Mehr als 70 Prozent aller Tätigkeiten in Fertigungsberufen könnten durch Technik ersetzt werden. Insgesamt seien von der Digitalisierung theoretisch 11 300 bis 13 100 Arbeitsplätze in Mülheim betroffen, verweist Schnitzmeier auf eine vom IAB für Mülheim prognostizierten Quote, nach der 19 bis 22 Prozent aller sozialversicherungspflichtigen Jobs Gefahr laufen, von der Digitalisierung aufgefressen zu werden. „Das ist kein Automatismus, dass es so kommt“, sagt Schnitzmeier. „Aber es ist das Risiko, das wir haben.“
Laufende Geschäfte haben Vorrang vor Innovationen
Ob ein Großer wie Siemens oder der kleine Mittelständler: Alle Betriebe würden sich der Digitalisierung stellen müssen. Die Wirtschaftsförderung hält es für notwendig, dass in neue Produkte und Arbeitsplätze investiert wird. Dafür gelte es zu sensibilisieren. Denn: „Zwei Drittel der kleinen und mittelständischen Unternehmen räumen ein, dass die laufenden Geschäfte Vorrang vor Innovationen haben“, so Schnitzmeier. Gerade im Ruhrgebiet sei die Innovationskraft unterdurchschnittlich ausgeprägt. „Man muss was tun“, sagt er.
Die Wirtschaftsförderung sieht zumindest die Rahmenbedingungen in Mülheim geschaffen, viel sei in Wissenschafts- und Forschungsinfrastruktur reingesteckt worden, siehe Hochschule oder Max-Planck-Institute. Auch der Breitband-Ausbau sei weiter fortgeschritten als anderswo, dazu gebe es mit dem „Ruhr-Hub“ eine zentrale Plattform, die die regionale Wirtschaft fit machen soll für die Digitalisierung.
Zu wenige Mittelständler nehmen Angebot an
Nur, so Schnitzmeier: Noch zu wenige Mittelständler nähmen die Angebote wahr, das gelte auch für das neue Hochschul-Labor zum „Internet der Dinge“, wo 3D-Drucker zum Test bereitstehen, Produktionsabläufe simuliert oder Werkstoffe getestet werden können. Die Wirtschaftsförderung will mit der Forschungs- und Transferstelle der Hochschule sowie Zenit auf Mittelständler und Industriebetriebe zugehen und dafür werben, die Angebote zu nutzen.

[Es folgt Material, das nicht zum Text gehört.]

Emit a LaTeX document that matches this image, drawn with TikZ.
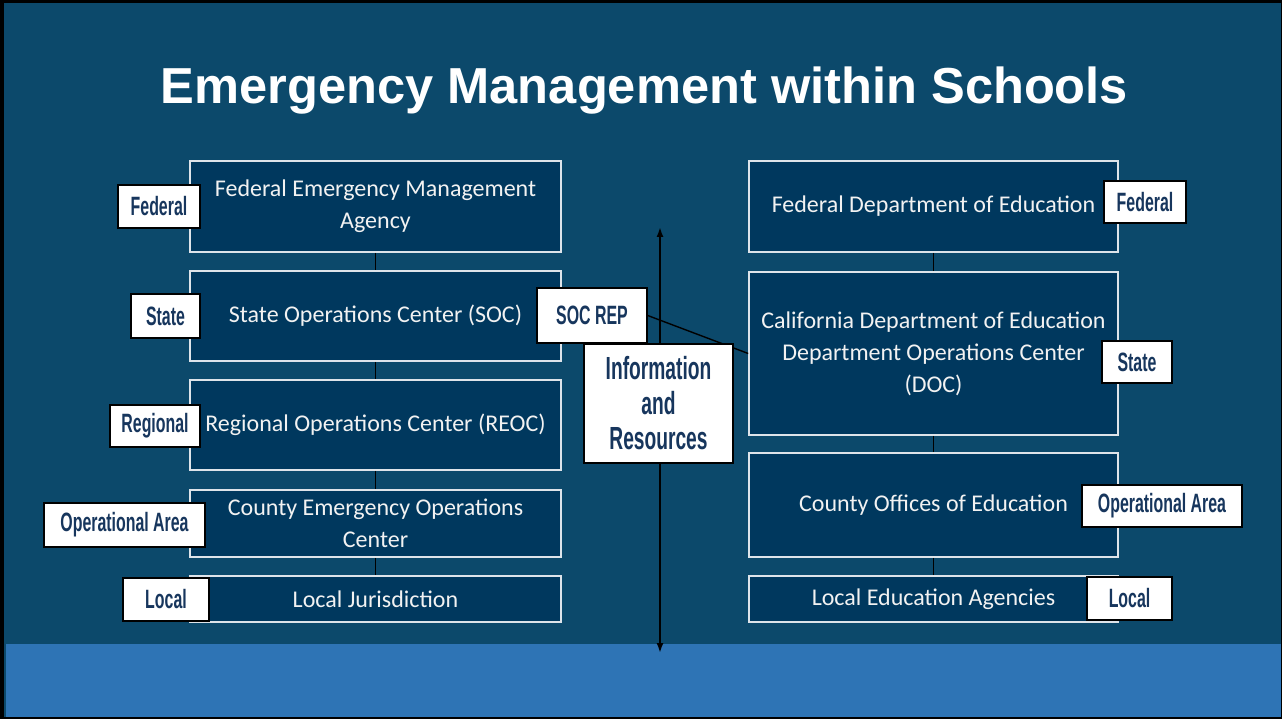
\documentclass[tikz,border=0pt]{standalone}
\usepackage{fontspec}
\usepackage{amssymb,amsmath}
\usetikzlibrary{arrows.meta}
\setmainfont{Carlito}
\newfontfamily\titlefont{Liberation Sans}
\newfontfamily\tagfont[FakeStretch=0.6]{Liberation Sans}
\definecolor{bg}{RGB}{12,73,107}
\definecolor{boxfill}{RGB}{0,56,94}
\definecolor{boxline}{RGB}{222,228,234}
\definecolor{boxtext}{RGB}{242,242,242}
\definecolor{band}{RGB}{46,116,181}
\definecolor{tagtext}{RGB}{23,54,93}

\begin{document}
\begin{tikzpicture}[x=1pt,y=-1pt,
        box/.style={draw=boxline,line width=1.6pt,fill=boxfill,text=boxtext,align=center,inner sep=0pt,font=\fontsize{24}{32}\selectfont},
        tag/.style={draw=black,line width=1.4pt,fill=white,text=tagtext,align=center,inner sep=0pt,font=\tagfont\bfseries\fontsize{26.5}{30}\selectfont}]
            \useasboundingbox (0,0) rectangle (1282,719);
            % slide background and bottom band
            \fill [black] (0,0) rectangle (1282,719);
            \fill [bg] (4,3) rectangle (1281,717);
            \fill [band] (6,644) rectangle (1281,717);
            \node [font=\titlefont\bfseries\fontsize{50.6}{58}\selectfont,text=white,anchor=base] (T) at (644.5,104) {Emergency Management within Schools};
            % information flow
            \coordinate (P) at (660,227);
            \coordinate (Q) at (660,653);
            \draw [{Latex[length=10pt,width=7pt]}-{Latex[length=10pt,width=7pt]},line width=1.8pt] (P) -- (Q);
            % emergency management side
            \node [box,minimum width=371pt,minimum height=91pt] (L1) at (375.5,206.5) {Federal Emergency Management\\Agency};
            \node [box,minimum width=371pt,minimum height=90pt] (L2) at (375.5,316) {State Operations Center (SOC)};
            \node [box,minimum width=371pt,minimum height=90pt] (L3) at (375.5,425) {Regional Operations Center (REOC)};
            \node [box,minimum width=371pt,minimum height=67pt] (L4) at (375.5,523.5) {County Emergency Operations\\Center};
            \node [box,minimum width=371pt,minimum height=46pt] (L5) at (375.5,599) {Local Jurisdiction};
            \draw [line width=1.4pt] (L1) -- (L2);
            \draw [line width=1.4pt] (L2) -- (L3);
            \draw [line width=1.4pt] (L3) -- (L4);
            \draw [line width=1.4pt] (L4) -- (L5);
            % education side
            \node [box,minimum width=369pt,minimum height=91pt] (R1) at (933.5,206.5) {Federal Department of Education};
            \node [box,minimum width=369pt,minimum height=163pt] (R2) at (933.5,353.5) {California Department of Education\\Department Operations Center\\(DOC)};
            \node [box,minimum width=369pt,minimum height=104pt] (R3) at (933.5,505) {County Offices of Education};
            \node [box,minimum width=369pt,minimum height=46pt] (R4) at (933.5,599) {Local Education Agencies};
            \draw [line width=1.4pt] (R1) -- (R2);
            \draw [line width=1.4pt] (R2) -- (R3);
            \draw [line width=1.4pt] (R3) -- (R4);
            % level tags
            \node [tag,minimum width=82pt,minimum height=43pt] (LT1) at (159,206.5) {Federal};
            \node [tag,minimum width=69pt,minimum height=44pt] (LT2) at (165.5,316) {State};
            \node [tag,minimum width=90pt,minimum height=42pt] (LT3) at (155,426) {Regional};
            \node [tag,minimum width=161pt,minimum height=44pt] (LT4) at (124.5,525) {Operational Area};
            \node [tag,minimum width=86pt,minimum height=43pt] (LT5) at (166,599.5) {Local};
            \node [tag,minimum width=82pt,minimum height=42pt] (RT1) at (1145,202) {Federal};
            \node [tag,minimum width=70pt,minimum height=42pt] (RT2) at (1137,362) {State};
            \node [tag,minimum width=160pt,minimum height=42pt] (RT3) at (1162,506) {Operational Area};
            \node [tag,minimum width=85pt,minimum height=43pt] (RT4) at (1129.5,598.5) {Local};
            % SOC representative at the DOC
            \node [tag,minimum width=110pt,minimum height=55pt] (S) at (592,315.5) {SOC REP};
            \draw [line width=1.4pt] (S.east) -- (R2.west);
            \node [tag,minimum width=149pt,minimum height=119pt,font=\tagfont\bfseries\fontsize{32}{35}\selectfont] (I) at (658.5,403.5) {Information\\and\\Resources};
        \end{tikzpicture}
\end{document}
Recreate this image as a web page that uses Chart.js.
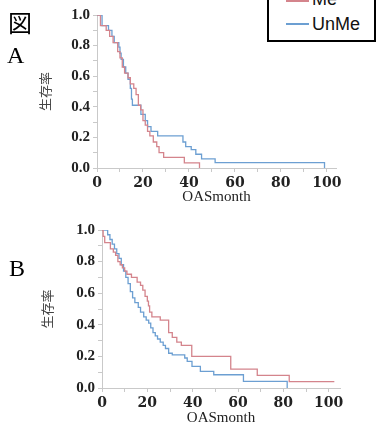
<!DOCTYPE html>
<html>
<head>
<meta charset="utf-8">
<script src="https://cdn.jsdelivr.net/npm/chart.js@4.4.1/dist/chart.umd.min.js"></script>
<style>
  body { margin: 0; width: 378px; height: 430px; background: #fff; position: relative; overflow: hidden; }
  canvas { position: absolute; left: 0; }
  #chartA { top: 0; }
  #chartB { top: 215px; }
  .mark { position: absolute; color: #000; white-space: nowrap; }
  #fig { left: 8px; top: 10px; font: 24px/24px "Noto Sans CJK JP"; }
  #labA { left: 7px; top: 43px; font: 24px/24px "Liberation Serif"; }
  #labB { left: 9px; top: 256px; font: 24px/24px "Liberation Serif"; }
  #legendBox { position: absolute; left: 267px; top: -6px; width: 109px; height: 48px; box-sizing: border-box; border: 2px solid #000; background: #fff; }
  .swatch { position: absolute; left: 286px; width: 23px; height: 2px; }
  .legText { position: absolute; left: 312px; font: 18px/18px "Liberation Sans"; color: #111; }
</style>
</head>
<body>
<canvas id="chartA" width="378" height="215"></canvas>
<canvas id="chartB" width="378" height="215"></canvas>
<div class="mark" id="fig">図</div>
<div class="mark" id="labA">A</div>
<div class="mark" id="labB">B</div>
<div id="legendBox"></div>
<div class="swatch" id="swMe" style="top:0px;"></div>
<div class="legText" style="top:-10px;">Me</div>
<div class="swatch" id="swUn" style="top:23px;"></div>
<div class="legText" style="top:15px;">UnMe</div>
<script>
// Kaplan-Meier steps (months, survival)
const aMeMonths = [0, 1.5, 4, 5.5, 7, 9, 10, 11, 12, 13.5, 14.5, 16, 17, 18, 19, 20, 21, 22, 23, 24.5, 26, 27, 29, 38, 44.6];
const aMeSurv   = [1, 0.93, 0.90, 0.86, 0.82, 0.76, 0.72, 0.66, 0.62, 0.59, 0.55, 0.52, 0.48, 0.41, 0.38, 0.31, 0.28, 0.24, 0.21, 0.17, 0.14, 0.10, 0.069, 0.034, 0];

const aUnMonths = [0, 2.2, 5, 6.5, 7.5, 9.5, 10, 10.5, 11.5, 12.5, 13.5, 14.5, 15, 15.4, 19.1, 21, 22, 23.5, 26.4, 37.4, 38.6, 41, 43, 45.5, 51.4, 99];
const aUnSurv   = [1, 0.93, 0.90, 0.86, 0.82, 0.79, 0.75, 0.71, 0.66, 0.62, 0.58, 0.52, 0.45, 0.41, 0.35, 0.31, 0.27, 0.24, 0.21, 0.17, 0.14, 0.12, 0.09, 0.06, 0.035, 0];

const bMeMonths = [0, 0.5, 1.2, 3.7, 5, 6, 7, 8, 9, 10, 11, 13, 15.5, 17, 18, 19, 20, 20.5, 21, 22, 25.7, 29.4, 31, 33, 35, 39.6, 56.8, 68.5, 82.6, 102.5];
const bMeSurv   = [1, 0.96, 0.92, 0.88, 0.86, 0.84, 0.80, 0.78, 0.76, 0.74, 0.72, 0.70, 0.67, 0.65, 0.62, 0.58, 0.55, 0.52, 0.48, 0.45, 0.43, 0.35, 0.32, 0.29, 0.27, 0.20, 0.12, 0.08, 0.04, 0.04];

const bUnMonths = [0, 2.5, 3.5, 4.5, 5.5, 6.5, 7.5, 8.5, 9.5, 10.5, 11.5, 12.5, 13.5, 14.5, 16, 17, 18.4, 19.5, 20.6, 21.5, 22.5, 23.5, 24.5, 25.7, 27, 28, 29.4, 31, 36.5, 37.6, 39.7, 43.4, 49.3, 62.4, 81.7];
const bUnSurv   = [1, 0.97, 0.94, 0.91, 0.88, 0.85, 0.82, 0.78, 0.74, 0.70, 0.66, 0.61, 0.57, 0.54, 0.51, 0.48, 0.45, 0.43, 0.41, 0.38, 0.35, 0.33, 0.31, 0.29, 0.27, 0.25, 0.22, 0.21, 0.19, 0.168, 0.137, 0.105, 0.084, 0.042, 0];

const xTickLabels = [0, 20, 40, 60, 80, 100];
const yTickLabels = [0, 0.2, 0.4, 0.6, 0.8, 1.0];

const meColor = "#d4848c";
const unColor = "#6c9fd2";
const axisColor = "#c9c9c9";

document.getElementById("swMe").style.background = meColor;
document.getElementById("swUn").style.background = unColor;

function toPoints(months, surv) {
  return months.map((m, i) => ({ x: m, y: surv[i] }));
}

function buildChart(id, me, un, cfg) {
  return new Chart(document.getElementById(id), {
    type: "line",
    data: {
      datasets: [
        { label: "Me", data: me, borderColor: meColor, borderWidth: 1.3, stepped: true, pointRadius: 0, fill: false },
        { label: "UnMe", data: un, borderColor: unColor, borderWidth: 1.3, stepped: true, pointRadius: 0, fill: false },
      ],
    },
    options: {
      responsive: false,
      animation: false,
      layout: { padding: { left: cfg.left, right: cfg.right, top: 15, bottom: 0 } },
      plugins: { legend: { display: false }, tooltip: { enabled: false } },
      scales: {
        x: {
          type: "linear",
          min: 0,
          max: cfg.xMax,
          afterFit: (s) => { s.height = cfg.xHeight; },
          grid: { drawOnChartArea: false, drawTicks: true, tickLength: 4, color: axisColor },
          border: { color: axisColor },
          ticks: {
            stepSize: 10,
            includeBounds: false,
            autoSkip: false,
            maxRotation: 0,
            padding: 3,
            color: "#222",
            font: { family: "DejaVu Serif", size: 14, weight: "bold" },
            callback: (v) => (xTickLabels.includes(v) ? String(v) : ""),
          },
          title: {
            display: true,
            text: "OASmonth",
            color: "#222",
            font: { family: "Liberation Serif", size: 15 },
            padding: { top: 0, bottom: cfg.titlePad },
          },
        },
        y: {
          min: 0,
          max: 1,
          afterFit: (s) => { s.width = 67; },
          grid: { drawOnChartArea: false, drawTicks: true, tickLength: 4, color: axisColor },
          border: { color: axisColor },
          ticks: {
            stepSize: 0.1,
            autoSkip: false,
            padding: 3,
            color: "#222",
            font: { family: "Liberation Serif", size: 15, weight: "bold" },
            callback: (v) => {
              const t = Math.round(v * 10) / 10;
              return yTickLabels.includes(t) ? t.toFixed(1) : "";
            },
          },
          title: {
            display: true,
            text: "生存率",
            color: "#444",
            font: { family: "Noto Sans CJK JP", size: 13 },
            padding: { top: cfg.yTitlePad, bottom: 0 },
          },
        },
      },
    },
  });
}

buildChart("chartA", toPoints(aMeMonths, aMeSurv), toPoints(aUnMonths, aUnSurv),
  { left: 30, right: 42, xMax: 104, xHeight: 47, titlePad: 9, yTitlePad: 7 });
buildChart("chartB", toPoints(bMeMonths, bMeSurv), toPoints(bUnMonths, bUnSurv),
  { left: 35, right: 38, xMax: 105, xHeight: 42, titlePad: 3, yTitlePad: 4 });
</script>
</body>
</html>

Darüber hinaus will sich „Mülheim & Business“ im Verbund des westlichen Ruhrgebiets um eine Projektförderung aus dem Landestopf „Regio.NRW – Innovation und Transfer“ bewerben. Es soll dann in einem ersten Schritt eingehend analysiert werden, wo das westliche Ruhrgebiet Nachholbedarf in der Infrastruktur hat, die Innovationen und Wissenstransfer unterstützen kann. Die Pläne für ein neues, hochschulnahes Innovationszentrum in Broich hat Oberbürgermeister Ulrich Scholten bekanntlich aus Geldmangel auf Eis gelegt. Die Wirtschaftsförderung bleibe aber dran, so Schnitzmeier.
Der Wirtschaftsförderer sieht zu wenig Dynamik
„Wir leben sehr aus der Substanz, Innovationen sind dringend nötig“, sagt Wirtschaftsförderer Jürgen Schnitzmeier.
In diesem Zusammenhang verweist er auf mangelnde Dynamik. Die Wirtschaftsleistung pro Kopf sei in jüngerer Vergangenheit in Mülheim wesentlich weniger gewachsen als in anderen Städten aus der Nachbarschaft.